* Given exercise
Restate the listing below word for word, omitting any images.

* Dataset extract

## Begin

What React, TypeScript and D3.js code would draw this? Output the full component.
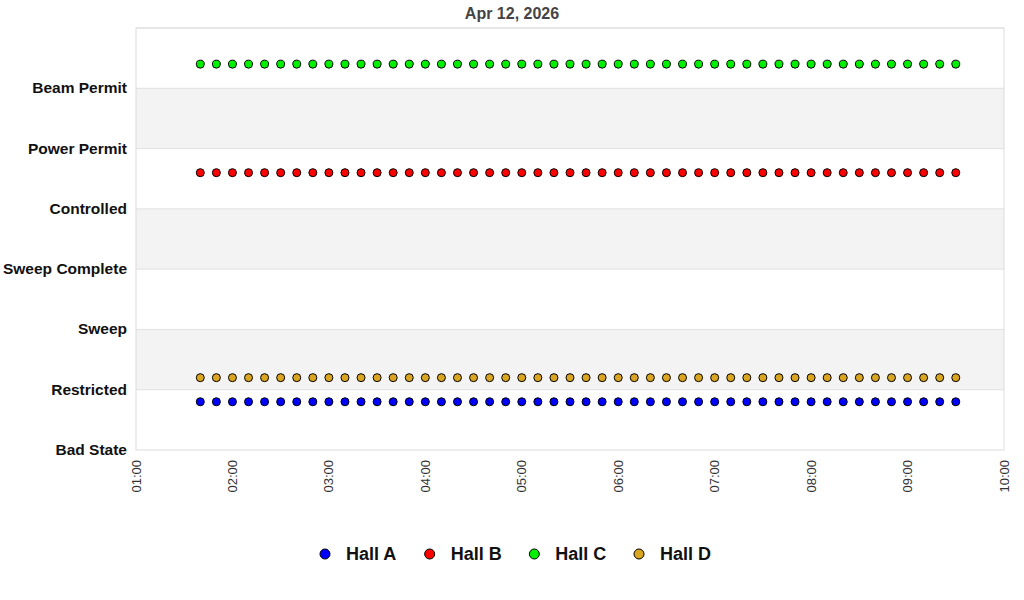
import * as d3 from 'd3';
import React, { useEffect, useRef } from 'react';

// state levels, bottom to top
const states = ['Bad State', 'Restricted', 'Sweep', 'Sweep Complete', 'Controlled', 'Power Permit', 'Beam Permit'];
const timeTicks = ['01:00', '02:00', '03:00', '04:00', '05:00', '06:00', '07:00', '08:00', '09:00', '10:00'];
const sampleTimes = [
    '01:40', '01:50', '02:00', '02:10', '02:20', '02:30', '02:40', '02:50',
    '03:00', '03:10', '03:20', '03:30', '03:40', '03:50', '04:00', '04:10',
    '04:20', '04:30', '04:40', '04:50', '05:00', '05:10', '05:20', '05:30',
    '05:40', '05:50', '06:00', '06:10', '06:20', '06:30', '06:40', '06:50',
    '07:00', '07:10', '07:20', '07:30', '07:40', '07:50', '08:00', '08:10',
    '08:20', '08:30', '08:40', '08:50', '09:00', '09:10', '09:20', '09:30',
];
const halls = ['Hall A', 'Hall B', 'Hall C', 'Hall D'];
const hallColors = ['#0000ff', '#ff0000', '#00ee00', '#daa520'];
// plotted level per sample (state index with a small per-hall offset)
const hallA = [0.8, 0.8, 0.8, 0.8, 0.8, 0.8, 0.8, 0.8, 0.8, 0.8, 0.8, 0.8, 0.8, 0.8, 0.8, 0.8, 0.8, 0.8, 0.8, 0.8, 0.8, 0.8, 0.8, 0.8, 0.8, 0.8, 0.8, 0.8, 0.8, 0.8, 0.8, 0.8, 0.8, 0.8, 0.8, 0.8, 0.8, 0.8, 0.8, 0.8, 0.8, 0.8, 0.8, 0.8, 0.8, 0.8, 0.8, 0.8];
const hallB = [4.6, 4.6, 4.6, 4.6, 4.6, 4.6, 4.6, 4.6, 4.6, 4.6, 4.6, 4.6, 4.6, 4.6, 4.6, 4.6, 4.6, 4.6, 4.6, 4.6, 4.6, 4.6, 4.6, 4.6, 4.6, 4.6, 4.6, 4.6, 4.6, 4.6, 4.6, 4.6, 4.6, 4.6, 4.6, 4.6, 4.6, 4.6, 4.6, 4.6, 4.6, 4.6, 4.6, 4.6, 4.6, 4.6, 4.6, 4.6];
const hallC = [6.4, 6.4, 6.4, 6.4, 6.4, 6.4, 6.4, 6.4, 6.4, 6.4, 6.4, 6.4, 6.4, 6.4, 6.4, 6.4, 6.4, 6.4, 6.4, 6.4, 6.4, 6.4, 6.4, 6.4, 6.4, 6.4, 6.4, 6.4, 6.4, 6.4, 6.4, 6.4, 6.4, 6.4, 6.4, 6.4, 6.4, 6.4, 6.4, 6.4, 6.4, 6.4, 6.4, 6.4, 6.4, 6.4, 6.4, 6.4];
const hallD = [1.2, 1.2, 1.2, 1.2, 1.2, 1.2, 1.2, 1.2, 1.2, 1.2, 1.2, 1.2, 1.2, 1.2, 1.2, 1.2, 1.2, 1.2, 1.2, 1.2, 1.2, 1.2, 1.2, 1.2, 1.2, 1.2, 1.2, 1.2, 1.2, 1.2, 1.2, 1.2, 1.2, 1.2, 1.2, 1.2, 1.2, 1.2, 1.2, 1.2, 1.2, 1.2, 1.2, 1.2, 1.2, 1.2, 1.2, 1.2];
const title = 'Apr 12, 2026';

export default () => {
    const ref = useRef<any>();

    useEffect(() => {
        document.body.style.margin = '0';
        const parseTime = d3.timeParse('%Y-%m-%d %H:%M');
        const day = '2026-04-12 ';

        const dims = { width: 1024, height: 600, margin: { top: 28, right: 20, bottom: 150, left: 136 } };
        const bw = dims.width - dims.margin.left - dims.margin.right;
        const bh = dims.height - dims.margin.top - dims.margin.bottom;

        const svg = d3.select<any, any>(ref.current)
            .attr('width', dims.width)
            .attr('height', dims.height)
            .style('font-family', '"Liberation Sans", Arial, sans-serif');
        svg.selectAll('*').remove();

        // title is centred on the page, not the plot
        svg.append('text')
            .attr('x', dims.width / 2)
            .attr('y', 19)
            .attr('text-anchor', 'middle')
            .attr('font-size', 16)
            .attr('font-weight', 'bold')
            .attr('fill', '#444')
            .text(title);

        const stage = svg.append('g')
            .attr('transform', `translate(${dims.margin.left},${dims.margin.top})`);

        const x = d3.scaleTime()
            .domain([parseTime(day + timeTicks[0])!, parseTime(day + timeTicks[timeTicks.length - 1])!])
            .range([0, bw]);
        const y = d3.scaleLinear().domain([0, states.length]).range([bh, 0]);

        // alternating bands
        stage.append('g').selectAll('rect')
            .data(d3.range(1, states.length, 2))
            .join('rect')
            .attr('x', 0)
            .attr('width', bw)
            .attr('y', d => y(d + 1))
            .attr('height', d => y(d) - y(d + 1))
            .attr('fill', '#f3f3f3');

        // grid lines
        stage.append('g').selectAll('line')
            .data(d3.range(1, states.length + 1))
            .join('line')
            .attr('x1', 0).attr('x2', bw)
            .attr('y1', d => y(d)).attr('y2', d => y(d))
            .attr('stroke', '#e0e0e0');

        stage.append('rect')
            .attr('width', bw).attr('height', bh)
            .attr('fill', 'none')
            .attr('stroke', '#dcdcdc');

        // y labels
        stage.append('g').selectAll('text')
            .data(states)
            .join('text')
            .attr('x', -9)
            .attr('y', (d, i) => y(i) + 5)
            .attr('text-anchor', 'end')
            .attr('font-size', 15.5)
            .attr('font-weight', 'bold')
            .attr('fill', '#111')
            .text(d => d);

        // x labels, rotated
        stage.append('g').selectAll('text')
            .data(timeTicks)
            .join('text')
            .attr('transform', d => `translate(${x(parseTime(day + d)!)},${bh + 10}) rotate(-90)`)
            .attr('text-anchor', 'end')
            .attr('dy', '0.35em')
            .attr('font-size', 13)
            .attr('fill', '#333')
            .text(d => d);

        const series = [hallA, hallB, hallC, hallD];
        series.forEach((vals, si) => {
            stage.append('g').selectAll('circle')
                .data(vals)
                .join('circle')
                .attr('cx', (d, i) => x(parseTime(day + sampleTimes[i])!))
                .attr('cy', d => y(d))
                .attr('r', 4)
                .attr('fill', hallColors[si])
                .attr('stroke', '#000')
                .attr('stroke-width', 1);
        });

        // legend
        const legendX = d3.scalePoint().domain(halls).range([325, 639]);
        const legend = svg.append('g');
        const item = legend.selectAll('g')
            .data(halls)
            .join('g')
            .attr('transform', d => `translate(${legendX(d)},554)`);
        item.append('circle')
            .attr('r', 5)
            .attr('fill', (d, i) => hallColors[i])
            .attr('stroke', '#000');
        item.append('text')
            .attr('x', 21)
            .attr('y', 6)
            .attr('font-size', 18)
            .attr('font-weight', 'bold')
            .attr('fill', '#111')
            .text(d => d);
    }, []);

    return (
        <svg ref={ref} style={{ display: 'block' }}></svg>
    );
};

## End

* Written response
What React, TypeScript and D3.js code would draw this? Output the full component.
import * as d3 from 'd3';
import React, { useEffect, useRef } from 'react';

// state levels, bottom to top
const states = ['Bad State', 'Restricted', 'Sweep', 'Sweep Complete', 'Controlled', 'Power Permit', 'Beam Permit'];
const timeTicks = ['01:00', '02:00', '03:00', '04:00', '05:00', '06:00', '07:00', '08:00', '09:00', '10:00'];
const sampleTimes = [
    '01:40', '01:50', '02:00', '02:10', '02:20', '02:30', '02:40', '02:50',
    '03:00', '03:10', '03:20', '03:30', '03:40', '03:50', '04:00', '04:10',
    '04:20', '04:30', '04:40', '04:50', '05:00', '05:10', '05:20', '05:30',
    '05:40', '05:50', '06:00', '06:10', '06:20', '06:30', '06:40', '06:50',
    '07:00', '07:10', '07:20', '07:30', '07:40', '07:50', '08:00', '08:10',
    '08:20', '08:30', '08:40', '08:50', '09:00', '09:10', '09:20', '09:30',
];
const halls = ['Hall A', 'Hall B', 'Hall C', 'Hall D'];
const hallColors = ['#0000ff', '#ff0000', '#00ee00', '#daa520'];
// plotted level per sample (state index with a small per-hall offset)
const hallA = [0.8, 0.8, 0.8, 0.8, 0.8, 0.8, 0.8, 0.8, 0.8, 0.8, 0.8, 0.8, 0.8, 0.8, 0.8, 0.8, 0.8, 0.8, 0.8, 0.8, 0.8, 0.8, 0.8, 0.8, 0.8, 0.8, 0.8, 0.8, 0.8, 0.8, 0.8, 0.8, 0.8, 0.8, 0.8, 0.8, 0.8, 0.8, 0.8, 0.8, 0.8, 0.8, 0.8, 0.8, 0.8, 0.8, 0.8, 0.8];
const hallB = [4.6, 4.6, 4.6, 4.6, 4.6, 4.6, 4.6, 4.6, 4.6, 4.6, 4.6, 4.6, 4.6, 4.6, 4.6, 4.6, 4.6, 4.6, 4.6, 4.6, 4.6, 4.6, 4.6, 4.6, 4.6, 4.6, 4.6, 4.6, 4.6, 4.6, 4.6, 4.6, 4.6, 4.6, 4.6, 4.6, 4.6, 4.6, 4.6, 4.6, 4.6, 4.6, 4.6, 4.6, 4.6, 4.6, 4.6, 4.6];
const hallC = [6.4, 6.4, 6.4, 6.4, 6.4, 6.4, 6.4, 6.4, 6.4, 6.4, 6.4, 6.4, 6.4, 6.4, 6.4, 6.4, 6.4, 6.4, 6.4, 6.4, 6.4, 6.4, 6.4, 6.4, 6.4, 6.4, 6.4, 6.4, 6.4, 6.4, 6.4, 6.4, 6.4, 6.4, 6.4, 6.4, 6.4, 6.4, 6.4, 6.4, 6.4, 6.4, 6.4, 6.4, 6.4, 6.4, 6.4, 6.4];
const hallD = [1.2, 1.2, 1.2, 1.2, 1.2, 1.2, 1.2, 1.2, 1.2, 1.2, 1.2, 1.2, 1.2, 1.2, 1.2, 1.2, 1.2, 1.2, 1.2, 1.2, 1.2, 1.2, 1.2, 1.2, 1.2, 1.2, 1.2, 1.2, 1.2, 1.2, 1.2, 1.2, 1.2, 1.2, 1.2, 1.2, 1.2, 1.2, 1.2, 1.2, 1.2, 1.2, 1.2, 1.2, 1.2, 1.2, 1.2, 1.2];
const title = 'Apr 12, 2026';

export default () => {
    const ref = useRef<any>();

    useEffect(() => {
        document.body.style.margin = '0';
        const parseTime = d3.timeParse('%Y-%m-%d %H:%M');
        const day = '2026-04-12 ';

        const dims = { width: 1024, height: 600, margin: { top: 28, right: 20, bottom: 150, left: 136 } };
        const bw = dims.width - dims.margin.left - dims.margin.right;
        const bh = dims.height - dims.margin.top - dims.margin.bottom;

        const svg = d3.select<any, any>(ref.current)
            .attr('width', dims.width)
            .attr('height', dims.height)
            .style('font-family', '"Liberation Sans", Arial, sans-serif');
        svg.selectAll('*').remove();

        // title is centred on the page, not the plot
        svg.append('text')
            .attr('x', dims.width / 2)
            .attr('y', 19)
            .attr('text-anchor', 'middle')
            .attr('font-size', 16)
            .attr('font-weight', 'bold')
            .attr('fill', '#444')
            .text(title);

        const stage = svg.append('g')
            .attr('transform', `translate(${dims.margin.left},${dims.margin.top})`);

        const x = d3.scaleTime()
            .domain([parseTime(day + timeTicks[0])!, parseTime(day + timeTicks[timeTicks.length - 1])!])
            .range([0, bw]);
        const y = d3.scaleLinear().domain([0, states.length]).range([bh, 0]);

        // alternating bands
        stage.append('g').selectAll('rect')
            .data(d3.range(1, states.length, 2))
            .join('rect')
            .attr('x', 0)
            .attr('width', bw)
            .attr('y', d => y(d + 1))
            .attr('height', d => y(d) - y(d + 1))
            .attr('fill', '#f3f3f3');

        // grid lines
        stage.append('g').selectAll('line')
            .data(d3.range(1, states.length + 1))
            .join('line')
            .attr('x1', 0).attr('x2', bw)
            .attr('y1', d => y(d)).attr('y2', d => y(d))
            .attr('stroke', '#e0e0e0');

        stage.append('rect')
            .attr('width', bw).attr('height', bh)
            .attr('fill', 'none')
            .attr('stroke', '#dcdcdc');

        // y labels
        stage.append('g').selectAll('text')
            .data(states)
            .join('text')
            .attr('x', -9)
            .attr('y', (d, i) => y(i) + 5)
            .attr('text-anchor', 'end')
            .attr('font-size', 15.5)
            .attr('font-weight', 'bold')
            .attr('fill', '#111')
            .text(d => d);

        // x labels, rotated
        stage.append('g').selectAll('text')
            .data(timeTicks)
            .join('text')
            .attr('transform', d => `translate(${x(parseTime(day + d)!)},${bh + 10}) rotate(-90)`)
            .attr('text-anchor', 'end')
            .attr('dy', '0.35em')
            .attr('font-size', 13)
            .attr('fill', '#333')
            .text(d => d);

        const series = [hallA, hallB, hallC, hallD];
        series.forEach((vals, si) => {
            stage.append('g').selectAll('circle')
                .data(vals)
                .join('circle')
                .attr('cx', (d, i) => x(parseTime(day + sampleTimes[i])!))
                .attr('cy', d => y(d))
                .attr('r', 4)
                .attr('fill', hallColors[si])
                .attr('stroke', '#000')
                .attr('stroke-width', 1);
        });

        // legend
        const legendX = d3.scalePoint().domain(halls).range([325, 639]);
        const legend = svg.append('g');
        const item = legend.selectAll('g')
            .data(halls)
            .join('g')
            .attr('transform', d => `translate(${legendX(d)},554)`);
        item.append('circle')
            .attr('r', 5)
            .attr('fill', (d, i) => hallColors[i])
            .attr('stroke', '#000');
        item.append('text')
            .attr('x', 21)
            .attr('y', 6)
            .attr('font-size', 18)
            .attr('font-weight', 'bold')
            .attr('fill', '#111')
            .text(d => d);
    }, []);

    return (
        <svg ref={ref} style={{ display: 'block' }}></svg>
    );
};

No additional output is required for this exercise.